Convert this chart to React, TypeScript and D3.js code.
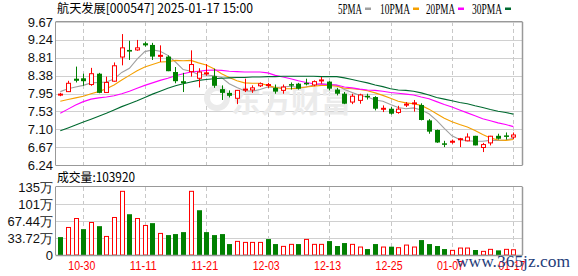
import React from 'react';
import * as d3 from 'd3';

const dates = [
  '10-25','10-28','10-29','10-30','10-31','11-01','11-04','11-05','11-06','11-07','11-08',
  '11-11','11-12','11-13','11-14','11-15','11-18','11-19','11-20','11-21','11-22',
  '11-25','11-26','11-27','11-28','11-29','12-02','12-03','12-04','12-05','12-06',
  '12-09','12-10','12-11','12-12','12-13','12-16','12-17','12-18','12-19','12-20',
  '12-23','12-24','12-25','12-26','12-27','12-30','12-31','01-02','01-03','01-06',
  '01-07','01-08','01-09','01-10','01-13','01-14','01-15','01-16','01-17'
];

const opens = [7.92,8.00,8.31,8.32,8.17,8.43,7.98,8.25,8.83,9.00,9.00,9.16,9.12,8.83,8.84,8.47,8.25,8.48,8.32,8.42,
  8.37,8.06,7.97,7.84,8.04,8.04,8.14,8.15,8.09,8.03,8.18,8.19,8.21,8.16,8.26,8.24,8.05,7.95,7.75,7.79,
  7.90,7.87,7.57,7.59,7.50,7.68,7.71,7.68,7.31,7.08,6.76,6.78,6.85,6.82,6.94,6.66,6.77,6.94,6.95,6.91];
const highs = [7.97,8.26,8.60,8.43,8.57,8.45,8.36,8.70,9.38,9.22,9.24,9.20,9.17,9.11,8.87,8.59,8.45,8.99,8.56,8.66,
  8.55,8.15,8.03,8.04,8.31,8.15,8.22,8.21,8.17,8.17,8.22,8.21,8.31,8.27,8.35,8.25,8.09,7.99,7.95,7.95,
  7.95,7.89,7.67,7.63,7.66,7.75,7.80,7.72,7.34,7.09,6.82,6.85,6.89,7.00,6.94,6.77,6.94,6.99,7.02,7.02];
const lows = [7.89,7.99,8.22,8.14,8.14,7.96,7.98,8.24,8.63,8.76,8.98,9.08,8.76,8.71,8.49,8.20,7.99,8.36,8.10,8.38,
  8.09,7.80,7.86,7.70,7.99,7.97,8.11,8.09,7.95,7.95,8.05,8.05,8.15,8.13,8.19,8.03,7.91,7.70,7.70,7.71,
  7.81,7.55,7.51,7.45,7.47,7.63,7.52,7.31,6.99,6.77,6.67,6.75,6.67,6.81,6.71,6.55,6.71,6.85,6.85,6.86];
const closes = [7.94,8.20,8.26,8.25,8.43,7.97,8.22,8.62,9.05,8.96,9.05,9.11,8.84,8.87,8.49,8.25,8.20,8.65,8.47,8.45,
  8.14,7.97,7.90,8.03,8.06,8.09,8.19,8.17,8.00,8.11,8.16,8.07,8.20,8.24,8.28,8.07,7.95,7.71,7.89,7.92,
  7.88,7.59,7.60,7.47,7.58,7.70,7.73,7.32,7.04,6.78,6.75,6.81,6.87,6.91,6.71,6.73,6.93,6.87,6.94,6.96];
const prevClose = 7.98;

// volume in 万
const volumes = [35.5,54.6,72.4,51.3,64.5,57.2,36.8,74.4,126.3,80.9,72.4,58.6,63.2,42.8,39.5,41.5,45.4,126.3,88.8,45.4,
  39.5,41.5,21.7,27.0,25.0,25.0,25.0,31.6,21.7,17.1,21.1,21.7,30.9,21.1,21.1,27.6,17.8,23.7,21.1,15.8,
  11.8,21.7,15.8,16.5,14.5,19.7,15.8,29.6,21.7,17.8,11.8,9.2,13.8,13.8,9.9,7.2,11.2,9.2,11.2,10.39];

const ma5 = [8.00,8.07,8.11,8.15,8.21,8.22,8.23,8.30,8.46,8.56,8.78,8.96,9.00,8.97,8.87,8.71,8.53,8.49,8.41,8.40,
  8.38,8.34,8.19,8.10,8.02,8.01,8.05,8.11,8.10,8.11,8.13,8.10,8.11,8.16,8.19,8.17,8.15,8.05,7.98,7.91,
  7.87,7.80,7.77,7.69,7.62,7.59,7.61,7.56,7.47,7.31,7.12,6.94,6.85,6.82,6.81,6.81,6.83,6.83,6.84,6.88];
const ma10 = [7.77,7.81,7.85,7.89,7.95,8.00,8.07,8.16,8.28,8.39,8.50,8.59,8.65,8.71,8.72,8.75,8.74,8.75,8.69,8.64,
  8.55,8.43,8.34,8.26,8.21,8.20,8.20,8.15,8.10,8.07,8.07,8.08,8.11,8.13,8.15,8.15,8.13,8.08,8.07,8.05,
  8.02,7.97,7.91,7.84,7.77,7.73,7.71,7.67,7.58,7.47,7.36,7.28,7.21,7.15,7.07,6.97,6.89,6.84,6.83,6.85];
const ma20 = [7.48,7.58,7.68,7.76,7.82,7.85,7.87,7.90,7.95,8.01,8.08,8.15,8.21,8.27,8.32,8.38,8.43,8.47,8.49,8.51,
  8.52,8.51,8.49,8.48,8.47,8.47,8.47,8.45,8.39,8.35,8.31,8.26,8.22,8.19,8.18,8.17,8.16,8.11,8.09,8.06,
  8.04,8.03,8.01,7.98,7.96,7.94,7.92,7.87,7.83,7.76,7.69,7.63,7.56,7.49,7.42,7.35,7.30,7.25,7.21,7.16];
const ma30 = [7.06,7.13,7.20,7.27,7.34,7.41,7.48,7.56,7.64,7.71,7.78,7.86,7.94,8.01,8.08,8.14,8.19,8.23,8.27,8.29,
  8.31,8.32,8.33,8.34,8.34,8.35,8.35,8.36,8.36,8.37,8.37,8.37,8.37,8.37,8.36,8.36,8.36,8.33,8.29,8.25,
  8.21,8.16,8.12,8.07,8.04,8.03,8.01,7.97,7.92,7.86,7.82,7.78,7.74,7.71,7.66,7.62,7.57,7.53,7.50,7.46];

const priceTicks = ['9.67','9.24','8.81','8.38','7.95','7.53','7.10','6.67','6.24'];
const volTickValues = [134.88, 101.16, 67.44, 33.72, 0];
const volTickLabels = ['135万', '101万', '67.44万', '33.72万', '0'];
const dateTicks = ['10-30','11-11','11-21','12-03','12-13','12-25','01-07','01-17'];

const maNames = ['5PMA', '10PMA', '20PMA', '30PMA'];
const maColors = ['#a0a0a0', '#f5a000', '#ff00ff', '#006a30'];

const RED = '#ff0000';
const GREEN = '#008000';

export default function App() {
  const left = 55.5, right = 522.5;
  const pTop = 22, pBot = 165;
  const vTop = 187, vBot = 255;

  const x = d3.scalePoint<string>().domain(dates).range([60.3, 513.4]);
  const yP = d3.scaleLinear().domain([6.24, 9.67]).range([pBot, pTop]);
  const yV = d3.scaleLinear().domain([0, 134.88]).range([vBot, vTop]);

  const line = d3.line<number>()
    .x((_, i) => x(dates[i]) as number)
    .y(d => yP(d));

  const mas = [ma5, ma10, ma20, ma30];
  const sans = '"Liberation Sans", Arial, sans-serif';
  const cjk = '"Noto Sans CJK SC", "Liberation Sans", sans-serif';

  return (
    <svg width={578} height={276} style={{ position: 'absolute', left: 0, top: 0, background: '#fff' }}>
      <rect x={0} y={0} width={578} height={276} fill="#fff" />
      {/* title */}
      <text x={57} y={13} fontSize={12.5} fontFamily={cjk} fill="#000" textLength={196} lengthAdjust="spacingAndGlyphs">航天发展[000547] 2025-01-17 15:00</text>
      {/* legend */}
      {maNames.map((n, i) => {
        const lx = [338, 380, 426, 472][i];
        const w = [24, 30, 29, 30][i];
        return (
          <g key={n}>
            <text x={lx} y={13.5} fontSize={14} fontFamily='"Liberation Serif", serif' fill="#000" textLength={w} lengthAdjust="spacingAndGlyphs">{n}</text>
            <rect x={lx + w + 3} y={7.5} width={6} height={2.5} fill={maColors[i]} />
          </g>
        );
      })}

      {/* price grid */}
      {priceTicks.map(t => (
        <g key={'pt' + t}>
          <line x1={left} x2={right} y1={Math.round(yP(+t)) + 0.5} y2={Math.round(yP(+t)) + 0.5} stroke="#d0d0d0" />
          <text x={53} y={yP(+t) + 4.5} fontSize={13} fontFamily={sans} textAnchor="end" fill="#111">{t}</text>
        </g>
      ))}
      {dateTicks.map(d => (
        <g key={'vg' + d}>
          <line x1={Math.round(x(d) as number) + 0.5} x2={Math.round(x(d) as number) + 0.5} y1={pTop} y2={pBot} stroke="#c8c8c8" strokeDasharray="4,3" />
          <line x1={Math.round(x(d) as number) + 0.5} x2={Math.round(x(d) as number) + 0.5} y1={vTop} y2={vBot} stroke="#c8c8c8" strokeDasharray="4,3" />
        </g>
      ))}

      {/* watermark */}
      <g>
        <circle cx={217} cy={98} r={10} fill="none" stroke="#ebebeb" strokeWidth={6} />
        <text x={231} y={112} fontSize={30} fontWeight="bold" fontFamily={cjk} fill="#ebebeb">东方财富</text>
      </g>

      {/* MA lines */}
      {mas.map((m, i) => (
        <path key={'ma' + i} d={line(m) || ''} fill="none" stroke={maColors[i]} strokeWidth={1.1} />
      ))}

      {/* candles */}
      {dates.map((d, i) => {
        const cx = Math.round(x(d) as number);
        const o = opens[i], c = closes[i], h = highs[i], l = lows[i];
        const up = c >= o;
        const col = up ? RED : GREEN;
        const top = yP(Math.max(o, c));
        const bot = yP(Math.min(o, c));
        const bh = Math.max(1, bot - top);
        return (
          <g key={'c' + d}>
            <line x1={cx + 0.5} x2={cx + 0.5} y1={yP(h)} y2={yP(l)} stroke={col} strokeWidth={1} />
            {up ? (
              bh > 2 ? (
                <rect x={cx - 2 + 0.5} y={top} width={4} height={bh} fill="#fff" stroke={col} strokeWidth={1} />
              ) : (
                <rect x={cx - 2} y={top - 0.5} width={5} height={Math.max(2, bh)} fill={col} />
              )
            ) : (
              <rect x={cx - 2} y={top} width={5} height={Math.max(1.5, bh)} fill={col} />
            )}
          </g>
        );
      })}

      {/* price border */}
      <line x1={left} x2={left} y1={pTop} y2={pBot} stroke="#999" />
      <line x1={left} x2={right} y1={pTop - 0.5} y2={pTop - 0.5} stroke="#999" />
      <line x1={right} x2={right} y1={pTop} y2={pBot} stroke="#999" strokeWidth={1.5} />
      <line x1={left} x2={right} y1={pBot + 0.5} y2={pBot + 0.5} stroke="#999" />

      {/* volume title */}
      <text x={57} y={182} fontSize={12.5} fontFamily={cjk} fill="#000" textLength={78} lengthAdjust="spacingAndGlyphs">成交量:103920</text>

      {/* volume grid */}
      {volTickValues.map((v, i) => (
        <g key={'vt' + i}>
          {v > 0 && v < 134 ? (
            <line x1={left} x2={right} y1={Math.round(yV(v)) + 0.5} y2={Math.round(yV(v)) + 0.5} stroke="#d0d0d0" />
          ) : null}
          <text x={53} y={yV(v) + 4.5} fontSize={13} fontFamily={sans} textAnchor="end" fill="#111">{volTickLabels[i]}</text>
        </g>
      ))}

      {/* volume bars */}
      {dates.map((d, i) => {
        const cx = Math.round(x(d) as number);
        const pc = i === 0 ? prevClose : closes[i - 1];
        const up = closes[i] >= pc;
        const top = yV(volumes[i]);
        if (up) {
          return <rect key={'v' + d} x={cx - 2 + 0.5} y={top} width={4} height={vBot - top} fill="#fff" stroke={RED} strokeWidth={1} />;
        }
        return <rect key={'v' + d} x={cx - 2} y={top} width={5} height={vBot - top} fill={GREEN} />;
      })}

      {/* volume border */}
      <line x1={left} x2={left} y1={vTop} y2={vBot} stroke="#999" />
      <line x1={left} x2={right} y1={vTop - 0.5} y2={vTop - 0.5} stroke="#999" />
      <line x1={right} x2={right} y1={vTop} y2={vBot} stroke="#999" strokeWidth={1.5} />
      <line x1={left} x2={right} y1={vBot + 0.5} y2={vBot + 0.5} stroke="#999" strokeWidth={1.5} />

      {/* date labels */}
      {dateTicks.map(d => (
        <text key={'dl' + d} x={(x(d) as number) - 1.5} y={270} fontSize={12} fontFamily={sans} textAnchor="middle" fill={RED} textLength={27} lengthAdjust="spacingAndGlyphs">{d}</text>
      ))}

      {/* site watermark */}
      <text x={456} y={267} fontSize={17} fontFamily='"Liberation Serif", serif' fill="#1f3d7a" textLength={114} lengthAdjust="spacingAndGlyphs">www.365jz.com</text>
    </svg>
  );
}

* * * * * * * * *

Goal:
Reproduce the material above from its first line through the line containing "import * as d3 from 'd3';", both ends included, and skip every picture.

Complete response:
Convert this chart to React, TypeScript and D3.js code.
import React from 'react';
import * as d3 from 'd3';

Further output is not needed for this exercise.